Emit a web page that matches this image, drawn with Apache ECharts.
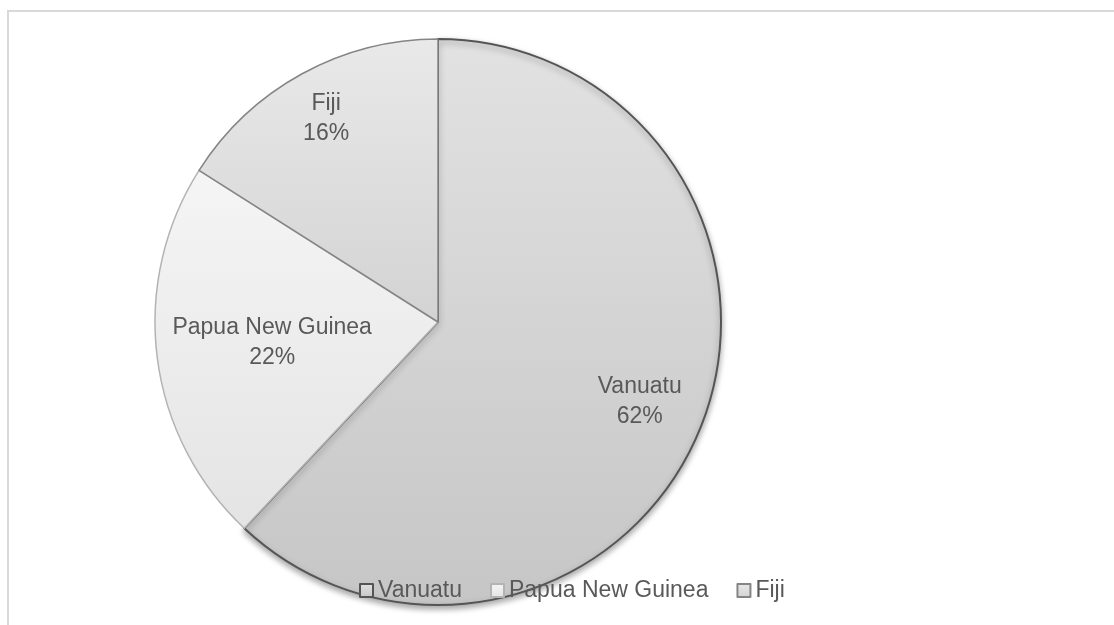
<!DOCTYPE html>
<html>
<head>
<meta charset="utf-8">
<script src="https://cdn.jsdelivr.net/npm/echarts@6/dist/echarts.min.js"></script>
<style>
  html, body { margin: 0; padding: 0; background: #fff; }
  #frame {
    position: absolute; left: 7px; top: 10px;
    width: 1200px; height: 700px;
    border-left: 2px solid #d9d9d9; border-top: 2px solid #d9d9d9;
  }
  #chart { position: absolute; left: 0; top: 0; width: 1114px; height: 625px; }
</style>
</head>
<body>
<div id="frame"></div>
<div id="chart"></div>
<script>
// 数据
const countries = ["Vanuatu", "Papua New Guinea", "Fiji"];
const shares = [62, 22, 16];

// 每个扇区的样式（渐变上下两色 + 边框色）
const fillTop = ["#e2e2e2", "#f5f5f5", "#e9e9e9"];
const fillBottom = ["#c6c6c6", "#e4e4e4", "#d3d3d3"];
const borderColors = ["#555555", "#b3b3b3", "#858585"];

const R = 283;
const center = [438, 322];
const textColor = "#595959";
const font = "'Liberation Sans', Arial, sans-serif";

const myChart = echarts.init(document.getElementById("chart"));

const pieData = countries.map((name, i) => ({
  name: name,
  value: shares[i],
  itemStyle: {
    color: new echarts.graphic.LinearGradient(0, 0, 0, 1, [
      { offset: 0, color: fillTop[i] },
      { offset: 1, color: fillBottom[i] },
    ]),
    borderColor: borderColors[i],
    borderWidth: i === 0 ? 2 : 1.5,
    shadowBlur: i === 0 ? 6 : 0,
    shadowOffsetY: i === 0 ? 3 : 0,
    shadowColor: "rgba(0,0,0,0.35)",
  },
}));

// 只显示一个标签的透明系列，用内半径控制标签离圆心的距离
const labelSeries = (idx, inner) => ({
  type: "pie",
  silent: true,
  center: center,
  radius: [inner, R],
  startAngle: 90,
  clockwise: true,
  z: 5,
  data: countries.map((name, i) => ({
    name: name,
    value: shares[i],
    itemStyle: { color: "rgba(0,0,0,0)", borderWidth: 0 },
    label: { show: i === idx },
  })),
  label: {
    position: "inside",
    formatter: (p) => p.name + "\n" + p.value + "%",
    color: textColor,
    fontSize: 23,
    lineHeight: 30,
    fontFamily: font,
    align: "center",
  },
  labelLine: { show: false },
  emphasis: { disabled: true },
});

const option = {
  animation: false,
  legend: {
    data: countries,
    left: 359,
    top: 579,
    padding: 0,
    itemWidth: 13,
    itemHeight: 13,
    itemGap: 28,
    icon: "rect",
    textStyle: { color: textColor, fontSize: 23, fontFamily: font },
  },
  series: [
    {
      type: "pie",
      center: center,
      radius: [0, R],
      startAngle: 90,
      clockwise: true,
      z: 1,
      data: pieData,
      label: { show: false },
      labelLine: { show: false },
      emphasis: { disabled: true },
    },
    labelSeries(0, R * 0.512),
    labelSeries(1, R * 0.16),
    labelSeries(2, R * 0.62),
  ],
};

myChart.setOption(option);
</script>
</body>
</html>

··········

_What the task asks_
Write out the material above once more, exactly as it reads, with no pictures.

_Solution to this problem_
Emit a web page that matches this image, drawn with Apache ECharts.
<!DOCTYPE html>
<html>
<head>
<meta charset="utf-8">
<script src="https://cdn.jsdelivr.net/npm/echarts@6/dist/echarts.min.js"></script>
<style>
  html, body { margin: 0; padding: 0; background: #fff; }
  #frame {
    position: absolute; left: 7px; top: 10px;
    width: 1200px; height: 700px;
    border-left: 2px solid #d9d9d9; border-top: 2px solid #d9d9d9;
  }
  #chart { position: absolute; left: 0; top: 0; width: 1114px; height: 625px; }
</style>
</head>
<body>
<div id="frame"></div>
<div id="chart"></div>
<script>
// 数据
const countries = ["Vanuatu", "Papua New Guinea", "Fiji"];
const shares = [62, 22, 16];

// 每个扇区的样式（渐变上下两色 + 边框色）
const fillTop = ["#e2e2e2", "#f5f5f5", "#e9e9e9"];
const fillBottom = ["#c6c6c6", "#e4e4e4", "#d3d3d3"];
const borderColors = ["#555555", "#b3b3b3", "#858585"];

const R = 283;
const center = [438, 322];
const textColor = "#595959";
const font = "'Liberation Sans', Arial, sans-serif";

const myChart = echarts.init(document.getElementById("chart"));

const pieData = countries.map((name, i) => ({
  name: name,
  value: shares[i],
  itemStyle: {
    color: new echarts.graphic.LinearGradient(0, 0, 0, 1, [
      { offset: 0, color: fillTop[i] },
      { offset: 1, color: fillBottom[i] },
    ]),
    borderColor: borderColors[i],
    borderWidth: i === 0 ? 2 : 1.5,
    shadowBlur: i === 0 ? 6 : 0,
    shadowOffsetY: i === 0 ? 3 : 0,
    shadowColor: "rgba(0,0,0,0.35)",
  },
}));

// 只显示一个标签的透明系列，用内半径控制标签离圆心的距离
const labelSeries = (idx, inner) => ({
  type: "pie",
  silent: true,
  center: center,
  radius: [inner, R],
  startAngle: 90,
  clockwise: true,
  z: 5,
  data: countries.map((name, i) => ({
    name: name,
    value: shares[i],
    itemStyle: { color: "rgba(0,0,0,0)", borderWidth: 0 },
    label: { show: i === idx },
  })),
  label: {
    position: "inside",
    formatter: (p) => p.name + "\n" + p.value + "%",
    color: textColor,
    fontSize: 23,
    lineHeight: 30,
    fontFamily: font,
    align: "center",
  },
  labelLine: { show: false },
  emphasis: { disabled: true },
});

const option = {
  animation: false,
  legend: {
    data: countries,
    left: 359,
    top: 579,
    padding: 0,
    itemWidth: 13,
    itemHeight: 13,
    itemGap: 28,
    icon: "rect",
    textStyle: { color: textColor, fontSize: 23, fontFamily: font },
  },
  series: [
    {
      type: "pie",
      center: center,
      radius: [0, R],
      startAngle: 90,
      clockwise: true,
      z: 1,
      data: pieData,
      label: { show: false },
      labelLine: { show: false },
      emphasis: { disabled: true },
    },
    labelSeries(0, R * 0.512),
    labelSeries(1, R * 0.16),
    labelSeries(2, R * 0.62),
  ],
};

myChart.setOption(option);
</script>
</body>
</html>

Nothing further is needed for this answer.